LS: Without question, many environmental harms are being ignored or exacerbated while society tries to address a global warming concern that may not exist.
One of the things you talk about in the book is the tendency of politicians to say, as John McCain frequently does, that we should somehow regulate carbon emissions because, to paraphrase, if global warming is real action will ensure we won't all drown in boiling oceans and if it isn't we'll basically have a cleaner planet. What's wrong with that?

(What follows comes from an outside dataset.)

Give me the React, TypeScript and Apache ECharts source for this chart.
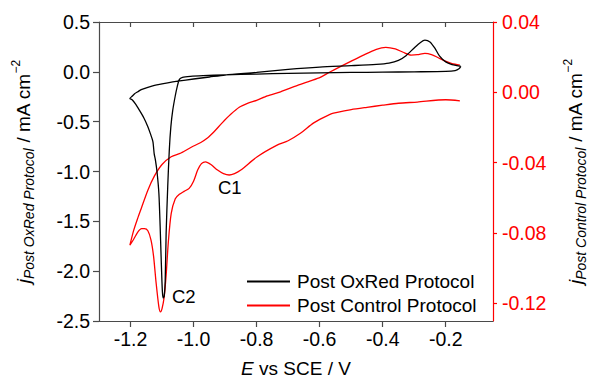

LS: Kyoto is not benign environmentally. It is spawning destructive policies such as carbon offsets, which lead to the conversion of farmland and forests in the Third World to carbon-intensive eucalyptus plantations. Kyoto is also promoting uneconomic nuclear plants and hydro-dams, which flood fertile river valleys upon which millions of people in the Third World depend. In McCain's case, and probably Lieberman's, a chief motivation for their support for emissions reduction is national security. They see climate change as a weapon in their arsenal. They hope climate change reforms will reduce Western dependence on potentially hostile oil exporting nations such as Russia and Iran, and at the same time weaken their despotic regimes economically.
As someone with years of experience in the trenches, what do you see as the global warming endgame?
LS: If climate change science doesn't turn around and soon demonstrate concrete evidence of harm, the global warming issue might well just melt away. I have met very few people who have strong convictions about global warming. In their bones, they don't believe the end of the world is nigh.